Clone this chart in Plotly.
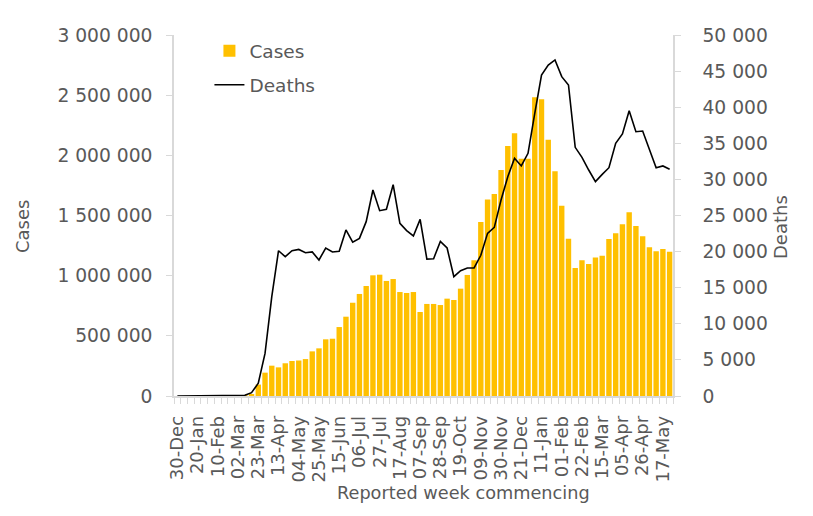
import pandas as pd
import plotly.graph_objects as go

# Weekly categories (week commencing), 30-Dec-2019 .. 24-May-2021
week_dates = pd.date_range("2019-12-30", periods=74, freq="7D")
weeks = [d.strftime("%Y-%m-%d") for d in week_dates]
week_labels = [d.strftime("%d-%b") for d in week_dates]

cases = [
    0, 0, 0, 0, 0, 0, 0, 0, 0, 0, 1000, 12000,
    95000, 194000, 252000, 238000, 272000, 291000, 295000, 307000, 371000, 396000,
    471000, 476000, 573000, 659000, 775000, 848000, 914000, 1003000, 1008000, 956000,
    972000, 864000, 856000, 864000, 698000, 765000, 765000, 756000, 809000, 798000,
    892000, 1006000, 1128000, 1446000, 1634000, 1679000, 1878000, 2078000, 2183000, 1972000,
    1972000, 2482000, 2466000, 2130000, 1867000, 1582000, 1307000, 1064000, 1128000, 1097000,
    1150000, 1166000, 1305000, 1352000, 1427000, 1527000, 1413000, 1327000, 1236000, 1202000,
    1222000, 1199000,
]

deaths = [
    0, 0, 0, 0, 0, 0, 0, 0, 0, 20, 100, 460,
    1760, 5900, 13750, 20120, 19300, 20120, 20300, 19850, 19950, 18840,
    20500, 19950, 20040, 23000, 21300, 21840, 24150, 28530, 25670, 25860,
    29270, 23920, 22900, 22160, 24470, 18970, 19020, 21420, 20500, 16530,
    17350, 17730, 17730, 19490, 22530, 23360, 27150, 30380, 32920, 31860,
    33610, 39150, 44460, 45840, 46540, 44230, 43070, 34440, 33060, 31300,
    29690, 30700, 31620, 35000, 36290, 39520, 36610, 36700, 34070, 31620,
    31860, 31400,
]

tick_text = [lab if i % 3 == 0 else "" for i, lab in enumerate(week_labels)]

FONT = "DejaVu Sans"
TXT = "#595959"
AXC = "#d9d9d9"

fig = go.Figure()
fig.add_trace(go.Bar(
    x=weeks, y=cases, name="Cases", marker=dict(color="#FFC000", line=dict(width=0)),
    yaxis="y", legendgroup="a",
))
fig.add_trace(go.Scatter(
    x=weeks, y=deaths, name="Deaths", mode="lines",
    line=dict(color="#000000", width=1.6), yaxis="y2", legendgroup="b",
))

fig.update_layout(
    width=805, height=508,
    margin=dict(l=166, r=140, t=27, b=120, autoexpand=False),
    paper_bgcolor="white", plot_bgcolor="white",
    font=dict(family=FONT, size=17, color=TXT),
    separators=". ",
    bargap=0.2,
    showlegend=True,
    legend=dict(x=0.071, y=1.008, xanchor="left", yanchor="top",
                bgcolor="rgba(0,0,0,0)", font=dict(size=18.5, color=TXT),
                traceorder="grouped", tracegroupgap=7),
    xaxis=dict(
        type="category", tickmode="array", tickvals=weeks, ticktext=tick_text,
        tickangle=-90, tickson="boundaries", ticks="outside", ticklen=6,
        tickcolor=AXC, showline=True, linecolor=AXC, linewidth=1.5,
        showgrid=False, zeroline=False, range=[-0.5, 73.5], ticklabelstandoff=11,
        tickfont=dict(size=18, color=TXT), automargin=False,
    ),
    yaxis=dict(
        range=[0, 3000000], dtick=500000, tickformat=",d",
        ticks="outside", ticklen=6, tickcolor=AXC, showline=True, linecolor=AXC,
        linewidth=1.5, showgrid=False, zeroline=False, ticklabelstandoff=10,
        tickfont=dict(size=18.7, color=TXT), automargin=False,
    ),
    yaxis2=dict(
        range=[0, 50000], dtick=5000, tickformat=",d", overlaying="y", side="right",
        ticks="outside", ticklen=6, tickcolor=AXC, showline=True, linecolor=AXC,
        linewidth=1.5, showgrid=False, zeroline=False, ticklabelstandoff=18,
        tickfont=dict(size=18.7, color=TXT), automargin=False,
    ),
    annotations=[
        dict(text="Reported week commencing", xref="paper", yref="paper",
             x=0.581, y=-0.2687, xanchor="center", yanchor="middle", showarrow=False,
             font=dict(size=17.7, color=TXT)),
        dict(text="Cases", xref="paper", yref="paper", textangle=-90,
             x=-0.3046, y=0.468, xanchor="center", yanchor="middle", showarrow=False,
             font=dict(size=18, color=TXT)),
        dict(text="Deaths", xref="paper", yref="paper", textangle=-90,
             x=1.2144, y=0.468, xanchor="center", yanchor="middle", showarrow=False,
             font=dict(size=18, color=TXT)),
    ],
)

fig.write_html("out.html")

----------

### [Description of the task]
Leaving out the pictures, repeat the data above exactly.

### [Response for this exercise]
Clone this chart in Plotly.
import pandas as pd
import plotly.graph_objects as go

# Weekly categories (week commencing), 30-Dec-2019 .. 24-May-2021
week_dates = pd.date_range("2019-12-30", periods=74, freq="7D")
weeks = [d.strftime("%Y-%m-%d") for d in week_dates]
week_labels = [d.strftime("%d-%b") for d in week_dates]

cases = [
    0, 0, 0, 0, 0, 0, 0, 0, 0, 0, 1000, 12000,
    95000, 194000, 252000, 238000, 272000, 291000, 295000, 307000, 371000, 396000,
    471000, 476000, 573000, 659000, 775000, 848000, 914000, 1003000, 1008000, 956000,
    972000, 864000, 856000, 864000, 698000, 765000, 765000, 756000, 809000, 798000,
    892000, 1006000, 1128000, 1446000, 1634000, 1679000, 1878000, 2078000, 2183000, 1972000,
    1972000, 2482000, 2466000, 2130000, 1867000, 1582000, 1307000, 1064000, 1128000, 1097000,
    1150000, 1166000, 1305000, 1352000, 1427000, 1527000, 1413000, 1327000, 1236000, 1202000,
    1222000, 1199000,
]

deaths = [
    0, 0, 0, 0, 0, 0, 0, 0, 0, 20, 100, 460,
    1760, 5900, 13750, 20120, 19300, 20120, 20300, 19850, 19950, 18840,
    20500, 19950, 20040, 23000, 21300, 21840, 24150, 28530, 25670, 25860,
    29270, 23920, 22900, 22160, 24470, 18970, 19020, 21420, 20500, 16530,
    17350, 17730, 17730, 19490, 22530, 23360, 27150, 30380, 32920, 31860,
    33610, 39150, 44460, 45840, 46540, 44230, 43070, 34440, 33060, 31300,
    29690, 30700, 31620, 35000, 36290, 39520, 36610, 36700, 34070, 31620,
    31860, 31400,
]

tick_text = [lab if i % 3 == 0 else "" for i, lab in enumerate(week_labels)]

FONT = "DejaVu Sans"
TXT = "#595959"
AXC = "#d9d9d9"

fig = go.Figure()
fig.add_trace(go.Bar(
    x=weeks, y=cases, name="Cases", marker=dict(color="#FFC000", line=dict(width=0)),
    yaxis="y", legendgroup="a",
))
fig.add_trace(go.Scatter(
    x=weeks, y=deaths, name="Deaths", mode="lines",
    line=dict(color="#000000", width=1.6), yaxis="y2", legendgroup="b",
))

fig.update_layout(
    width=805, height=508,
    margin=dict(l=166, r=140, t=27, b=120, autoexpand=False),
    paper_bgcolor="white", plot_bgcolor="white",
    font=dict(family=FONT, size=17, color=TXT),
    separators=". ",
    bargap=0.2,
    showlegend=True,
    legend=dict(x=0.071, y=1.008, xanchor="left", yanchor="top",
                bgcolor="rgba(0,0,0,0)", font=dict(size=18.5, color=TXT),
                traceorder="grouped", tracegroupgap=7),
    xaxis=dict(
        type="category", tickmode="array", tickvals=weeks, ticktext=tick_text,
        tickangle=-90, tickson="boundaries", ticks="outside", ticklen=6,
        tickcolor=AXC, showline=True, linecolor=AXC, linewidth=1.5,
        showgrid=False, zeroline=False, range=[-0.5, 73.5], ticklabelstandoff=11,
        tickfont=dict(size=18, color=TXT), automargin=False,
    ),
    yaxis=dict(
        range=[0, 3000000], dtick=500000, tickformat=",d",
        ticks="outside", ticklen=6, tickcolor=AXC, showline=True, linecolor=AXC,
        linewidth=1.5, showgrid=False, zeroline=False, ticklabelstandoff=10,
        tickfont=dict(size=18.7, color=TXT), automargin=False,
    ),
    yaxis2=dict(
        range=[0, 50000], dtick=5000, tickformat=",d", overlaying="y", side="right",
        ticks="outside", ticklen=6, tickcolor=AXC, showline=True, linecolor=AXC,
        linewidth=1.5, showgrid=False, zeroline=False, ticklabelstandoff=18,
        tickfont=dict(size=18.7, color=TXT), automargin=False,
    ),
    annotations=[
        dict(text="Reported week commencing", xref="paper", yref="paper",
             x=0.581, y=-0.2687, xanchor="center", yanchor="middle", showarrow=False,
             font=dict(size=17.7, color=TXT)),
        dict(text="Cases", xref="paper", yref="paper", textangle=-90,
             x=-0.3046, y=0.468, xanchor="center", yanchor="middle", showarrow=False,
             font=dict(size=18, color=TXT)),
        dict(text="Deaths", xref="paper", yref="paper", textangle=-90,
             x=1.2144, y=0.468, xanchor="center", yanchor="middle", showarrow=False,
             font=dict(size=18, color=TXT)),
    ],
)

fig.write_html("out.html")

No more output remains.